Printer-friendly version (PDF)
There can be no doubt that providing a digital platform for consumers and small businesses has become a top priority for many banks and credit unions. Increasingly, customers expect their financial institutions (FIs) to provide digital access, allowing them greater convenience and the ability to make a loan application on a 24/7 basis rather than relying on branch or phone access. Lenders can benefit from the reduced costs for processing and underwriting resulting from partnering with a cloud-based third-party software provider. Improved processes should also result in higher sales as bankers have more time (with improved marketing direction) to spend on customer development and sales rather than paperwork. Sounds great.
However, many lenders, both in the consumer and, in particular, the small business area, risk missing much of the upside from a digital transformation, if they do not also transform other aspects of their business. Simply moving present business approaches to a new platform will not result in significantly improved economics or improved customer service. Some FIs and their technology providers are already realizing this is a problem as the expected sales lift remains elusive for many.
This situation and the difficulty of implementing change is hardly unique to the digital world. Rather, it is part of a long-time pattern of bankers resisting new approaches and bank management failing to follow through. Years ago we worked on a project in which our client had invested heavily in one of the best sales management platforms. This initiative was aimed in part at capturing all client information company wide and institutionalizing the client rather than allowing each banker to control his own fiefdom. It will come as no surprise that many bankers resisted that change, wanting to keep client information close to their vests, largely as a job preservation tool. They continued to control the information and the client, viewing it as theirs and not their employer’s. Management allowed that to happen, and the $1mm + invested in this system was wasted.
Digital capabilities will only reduce costs if bankers use them consistently. Yet, we already see bank management allowing its staff to opt in to digital applications rather than making their use mandatory. One company providing digital platforms has seen its client activity range from 100% at one lender to a small minority of applications at another. Some bankers simply prefer the old way of doing things, and yet again, management fails to demonstrate the will to enforce change that is in the best interest of the institution and the client.

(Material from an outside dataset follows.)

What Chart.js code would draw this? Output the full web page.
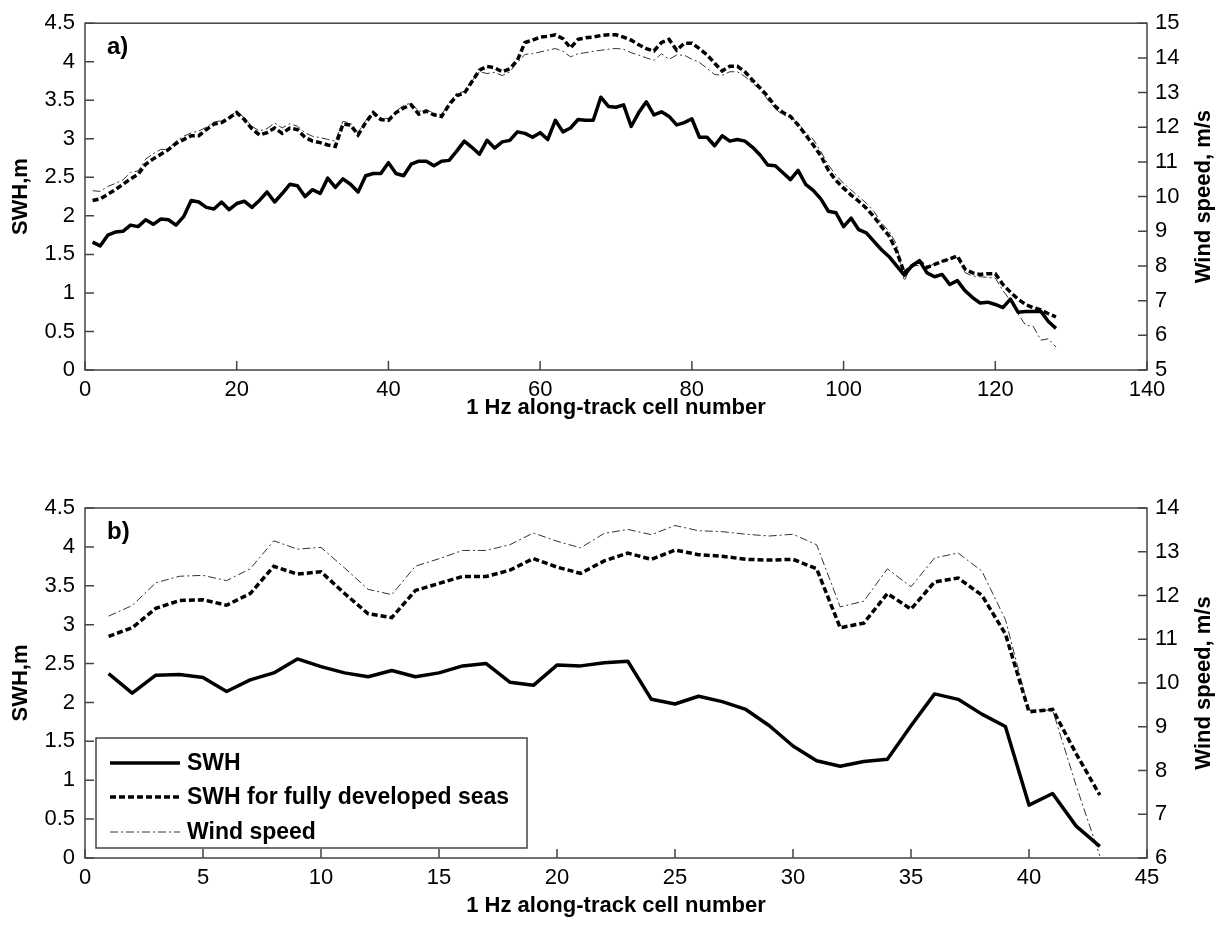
<!DOCTYPE html>
<html>
<head>
<meta charset="utf-8">
<script src="https://cdn.jsdelivr.net/npm/chart.js@4"></script>
<style>
  body { margin: 0; background: #fff; }
  #wrap { position: relative; width: 1223px; height: 932px; }
  canvas { position: absolute; left: 0; }
</style>
</head>
<body>
<div id="wrap">
  <canvas id="chartA" width="1223" height="466" style="top:0"></canvas>
  <canvas id="chartB" width="1223" height="466" style="top:466px"></canvas>
</div>
<script>
// panel a) - 128 cells
const swhA = [1.66, 1.61, 1.75, 1.79, 1.80, 1.88, 1.86, 1.95, 1.89, 1.96,
  1.95, 1.88, 1.99, 2.20, 2.18, 2.11, 2.09, 2.18, 2.08, 2.16,
  2.19, 2.11, 2.20, 2.31, 2.18, 2.29, 2.41, 2.39, 2.25, 2.34,
  2.29, 2.49, 2.37, 2.48, 2.41, 2.31, 2.52, 2.55, 2.55, 2.69,
  2.55, 2.52, 2.67, 2.71, 2.71, 2.65, 2.71, 2.72, 2.84, 2.97,
  2.89, 2.80, 2.98, 2.88, 2.96, 2.98, 3.09, 3.07, 3.02, 3.08,
  2.99, 3.24, 3.09, 3.14, 3.25, 3.24, 3.24, 3.54, 3.42, 3.41,
  3.44, 3.16, 3.34, 3.48, 3.31, 3.35, 3.29, 3.18, 3.21, 3.26,
  3.02, 3.02, 2.91, 3.04, 2.97, 2.99, 2.97, 2.89, 2.79, 2.66,
  2.65, 2.56, 2.47, 2.59, 2.41, 2.33, 2.22, 2.06, 2.04, 1.86,
  1.97, 1.82, 1.78, 1.67, 1.56, 1.47, 1.35, 1.23, 1.35, 1.42,
  1.26, 1.21, 1.24, 1.11, 1.16, 1.03, 0.94, 0.87, 0.88, 0.85,
  0.81, 0.92, 0.75, 0.76, 0.76, 0.76, 0.63, 0.54];
const fdA = [2.20, 2.22, 2.28, 2.34, 2.41, 2.48, 2.54, 2.67, 2.74, 2.80,
  2.86, 2.94, 2.99, 3.04, 3.04, 3.12, 3.19, 3.21, 3.27, 3.34,
  3.25, 3.13, 3.05, 3.08, 3.14, 3.07, 3.14, 3.12, 3.02, 2.97,
  2.95, 2.92, 2.90, 3.19, 3.18, 3.05, 3.21, 3.34, 3.25, 3.24,
  3.34, 3.40, 3.44, 3.32, 3.36, 3.31, 3.29, 3.44, 3.56, 3.59,
  3.74, 3.89, 3.94, 3.92, 3.87, 3.91, 4.02, 4.25, 4.28, 4.32,
  4.33, 4.35, 4.30, 4.18, 4.29, 4.31, 4.32, 4.34, 4.35, 4.35,
  4.32, 4.28, 4.22, 4.17, 4.14, 4.25, 4.29, 4.15, 4.24, 4.24,
  4.17, 4.09, 3.98, 3.88, 3.94, 3.94, 3.87, 3.76, 3.66, 3.55,
  3.42, 3.34, 3.29, 3.18, 3.05, 2.92, 2.78, 2.59, 2.46, 2.36,
  2.27, 2.19, 2.10, 1.99, 1.86, 1.74, 1.54, 1.26, 1.35, 1.41,
  1.33, 1.37, 1.41, 1.44, 1.48, 1.31, 1.26, 1.24, 1.25, 1.25,
  1.11, 1.01, 0.92, 0.85, 0.81, 0.78, 0.73, 0.69];
const windA = [10.17, 10.15, 10.29, 10.38, 10.48, 10.70, 10.74, 11.08, 11.24, 11.36,
  11.36, 11.60, 11.74, 11.84, 11.89, 12.00, 12.15, 12.19, 12.29, 12.46,
  12.27, 12.03, 11.89, 11.96, 12.12, 11.98, 12.10, 12.03, 11.84, 11.74,
  11.70, 11.65, 11.60, 12.17, 12.12, 11.84, 12.19, 12.46, 12.27, 12.25,
  12.46, 12.63, 12.70, 12.46, 12.50, 12.41, 12.36, 12.70, 12.98, 13.03,
  13.33, 13.60, 13.55, 13.58, 13.49, 13.60, 13.87, 14.10, 14.12, 14.17,
  14.22, 14.27, 14.19, 14.03, 14.12, 14.15, 14.19, 14.22, 14.25, 14.27,
  14.25, 14.15, 14.08, 14.00, 13.93, 14.12, 13.96, 14.08, 14.08, 13.96,
  13.87, 13.70, 13.52, 13.50, 13.60, 13.60, 13.46, 13.27, 13.08, 12.79,
  12.53, 12.36, 12.31, 12.12, 11.84, 11.65, 11.30, 10.91, 10.62, 10.38,
  10.19, 10.00, 9.81, 9.57, 9.24, 9.00, 8.62, 7.57, 8.05, 8.00,
  7.95, 8.07, 8.14, 8.19, 8.24, 7.81, 7.71, 7.69, 7.67, 7.65,
  7.29, 7.00, 6.62, 6.29, 6.26, 5.86, 5.90, 5.66];

// panel b) - 43 cells
const swhB = [2.37, 2.12, 2.35, 2.36, 2.32, 2.14, 2.29, 2.38, 2.56, 2.46,
  2.38, 2.33, 2.41, 2.33, 2.38, 2.47, 2.50, 2.26, 2.22, 2.48,
  2.47, 2.51, 2.53, 2.04, 1.98, 2.08, 2.01, 1.91, 1.70, 1.44,
  1.25, 1.18, 1.24, 1.27, 1.70, 2.11, 2.04, 1.85, 1.69, 0.68,
  0.83, 0.41, 0.15];
const fdB = [2.85, 2.96, 3.21, 3.31, 3.32, 3.25, 3.40, 3.75, 3.65, 3.68,
  3.40, 3.14, 3.09, 3.44, 3.53, 3.62, 3.62, 3.70, 3.85, 3.74,
  3.66, 3.82, 3.92, 3.84, 3.96, 3.90, 3.88, 3.84, 3.83, 3.84,
  3.72, 2.96, 3.02, 3.40, 3.20, 3.55, 3.60, 3.38, 2.88, 1.88,
  1.91, 1.34, 0.81];
const windB = [11.53, 11.77, 12.29, 12.44, 12.46, 12.34, 12.61, 13.25, 13.06, 13.10,
  12.63, 12.14, 12.02, 12.67, 12.84, 13.03, 13.03, 13.16, 13.43, 13.24,
  13.09, 13.42, 13.51, 13.39, 13.60, 13.48, 13.46, 13.40, 13.36, 13.40,
  13.16, 11.74, 11.87, 12.61, 12.20, 12.86, 12.97, 12.56, 11.45, 9.38,
  9.38, 7.65, 6.05];

const cellsA = Array.from({length: swhA.length}, (_, i) => i + 1);
const cellsB = Array.from({length: swhB.length}, (_, i) => i + 1);

const seriesNames = ['SWH', 'SWH for fully developed seas', 'Wind speed'];
const xTitle = '1 Hz along-track cell number';
const yTitle = 'SWH,m';
const y2Title = 'Wind speed, m/s';

const FONT = "'Liberation Sans', Arial, Helvetica, sans-serif";
const frameColor = '#444';
const tickFont = { family: FONT, size: 22 };
const titleFont = { family: FONT, size: 22, weight: 'bold' };
// 4 instead of 4.0, like the original
const plainTick = v => String(Number(v.toFixed(1)));

// frame, inward tick marks, panel letter, right title and legend
const framePlugin = {
  id: 'frame',
  afterDatasetsDraw(chart, args, opts) {
    const { ctx, chartArea: a, scales } = chart;
    ctx.save();
    ctx.strokeStyle = frameColor;
    ctx.lineWidth = 1.5;
    ctx.setLineDash([]);
    ctx.strokeRect(a.left, a.top, a.right - a.left, a.bottom - a.top);
    ctx.beginPath();
    scales.x.ticks.forEach(t => {
      const px = scales.x.getPixelForValue(t.value);
      ctx.moveTo(px, a.bottom); ctx.lineTo(px, a.bottom - 9);
    });
    scales.y.ticks.forEach(t => {
      const py = scales.y.getPixelForValue(t.value);
      ctx.moveTo(a.left, py); ctx.lineTo(a.left + 9, py);
    });
    scales.y2.ticks.forEach(t => {
      const py = scales.y2.getPixelForValue(t.value);
      ctx.moveTo(a.right, py); ctx.lineTo(a.right - 9, py);
    });
    ctx.stroke();

    ctx.fillStyle = '#000';
    ctx.font = `bold 24px ${FONT}`;
    ctx.textAlign = 'left';
    ctx.textBaseline = 'alphabetic';
    ctx.fillText(opts.letter, a.left + 22, a.top + 31);

    // right axis title reads bottom to top
    ctx.save();
    ctx.translate(1204, (a.top + a.bottom) / 2);
    ctx.rotate(-Math.PI / 2);
    ctx.textAlign = 'center';
    ctx.textBaseline = 'middle';
    ctx.font = `bold 22px ${FONT}`;
    ctx.fillText(y2Title, 0, 0);
    ctx.restore();

    if (opts.legend) {
      const bx = a.left + 11, by = a.bottom - 120, bw = 431, bh = 110;
      ctx.fillStyle = '#fff';
      ctx.fillRect(bx, by, bw, bh);
      ctx.strokeStyle = frameColor;
      ctx.lineWidth = 1.5;
      ctx.strokeRect(bx, by, bw, bh);
      const rows = [25, 59, 94];
      chart.data.datasets.forEach((ds, i) => {
        const yy = by + rows[i];
        ctx.beginPath();
        ctx.strokeStyle = ds.borderColor;
        ctx.lineWidth = ds.borderWidth;
        ctx.setLineDash(ds.borderDash || []);
        ctx.moveTo(bx + 14, yy);
        ctx.lineTo(bx + 84, yy);
        ctx.stroke();
        ctx.setLineDash([]);
        ctx.fillStyle = '#000';
        ctx.font = `bold 23px ${FONT}`;
        ctx.textAlign = 'left';
        ctx.textBaseline = 'middle';
        ctx.fillText(ds.label, bx + 91, yy + 1);
      });
    }
    ctx.restore();
  }
};

function makeDatasets(swh, fd, wind) {
  return [
    { label: seriesNames[0], data: swh, yAxisID: 'y', borderColor: '#000', borderWidth: 3.5,
      borderJoinStyle: 'round', pointRadius: 0, tension: 0, order: 0 },
    { label: seriesNames[1], data: fd, yAxisID: 'y', borderColor: '#000', borderWidth: 3.5,
      borderDash: [6, 3], pointRadius: 0, tension: 0, order: 1 },
    { label: seriesNames[2], data: wind, yAxisID: 'y2', borderColor: '#333', borderWidth: 1,
      borderDash: [8, 3, 2, 3], pointRadius: 0, tension: 0, order: 2 }
  ];
}

function makeChart(id, cells, swh, fd, wind, o) {
  return new Chart(document.getElementById(id), {
    type: 'line',
    data: { labels: cells, datasets: makeDatasets(swh, fd, wind) },
    options: {
      responsive: false,
      animation: false,
      devicePixelRatio: 1,
      layout: { padding: { top: o.padTop, left: 0, right: 0, bottom: 0 } },
      plugins: {
        legend: { display: false },
        tooltip: { enabled: false },
        frame: { letter: o.letter, legend: o.legend }
      },
      scales: {
        x: {
          type: 'linear', min: 0, max: o.xMax,
          ticks: { stepSize: o.xStep, padding: 7, font: tickFont, color: '#000', maxRotation: 0, autoSkip: false },
          grid: { display: false, drawTicks: false },
          border: { display: false },
          title: { display: true, text: xTitle, font: titleFont, color: '#000', padding: { top: 0, bottom: o.xTitlePad } },
          afterFit: s => { s.height = o.xHeight; }
        },
        y: {
          position: 'left', min: 0, max: 4.5,
          ticks: { stepSize: 0.5, padding: 10, font: tickFont, color: '#000', autoSkip: false, callback: plainTick },
          grid: { display: false, drawTicks: false },
          border: { display: false },
          title: { display: true, text: yTitle, font: titleFont, color: '#000', padding: { top: 8, bottom: 0 } },
          afterFit: s => { s.width = 85; }
        },
        y2: {
          position: 'right', min: o.y2Min, max: o.y2Max,
          ticks: { stepSize: 1, padding: 8, font: tickFont, color: '#000', autoSkip: false, callback: plainTick },
          grid: { display: false, drawTicks: false },
          border: { display: false },
          afterFit: s => { s.width = 76; }
        }
      }
    },
    plugins: [framePlugin]
  });
}

makeChart('chartA', cellsA, swhA, fdA, windA,
  { letter: 'a)', legend: false, padTop: 20, xMax: 140, xStep: 20, xHeight: 96, xTitlePad: 45, y2Min: 5, y2Max: 15 });
makeChart('chartB', cellsB, swhB, fdB, windB,
  { letter: 'b)', legend: true, padTop: 42, xMax: 45, xStep: 5, xHeight: 74, xTitlePad: 13, y2Min: 6, y2Max: 14 });
</script>
</body>
</html>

Smaller institutions seem particularly prone to resisting the effective use of technology that can help to maintain their relevance to Millennials and an increasing number of other customers. Too often we hear bankers say, “We don’t want to become like Bank of America,” as a way of avoiding change. In fact most banks should become like Bank of America and other big institutions in how they lever technology to enhance customer relationships. “Becoming like BofA” is meant as a slur, implying that a bank will lose its community focus and the individuality that distinguishes it. This is a false argument thrown up by bankers trying to put the technology genie back into the bottle. That ain’t going to happen and that deluded hope ultimately will threaten a bank’s very existence. In fact resistance to technology and productivity opportunities will erode small bank opportunities with many customers.
If they are to succeed in working with FIs to build volumes, alternative finance companies (AFCs) and platform providers are finding that they need to provide training and turnkey approaches. Their situation demonstrates another example of the old cliché you can take a horse to water but not make him drink. AFCs hoping to generate significant loan volume and revenues from bank turndowns have been frustrated by low activity. Even those moving to a fuller integration with a bank or other partner may find that they fail to take advantage of the streamlined processes and enhanced risk management AFCs provide. Bankers still need to sell, and little sign exists that, at most banks, sales productivity is increasing. Instead, too many bankers continue to hide behind compliance reporting and other desk-bound tasks. Many look at increased sakes expectations with dread rather than eager anticipation.
In fact, banks do not need to deal with a digital dilemma. Instead they need to face up to a larger management failure that has existed for decades. Basically, banks know what they need to do to build sales; most lack the will or DNA to do so. AFCs and platform providers must determine the role they can play in driving a new approach within their clients. Can they lever the digital technology they offer to instill a more proactive sales culture within an FI, or should they assume more direct responsibility in order to minimize the degree to which they depend on a slow-moving partner for their bottom line?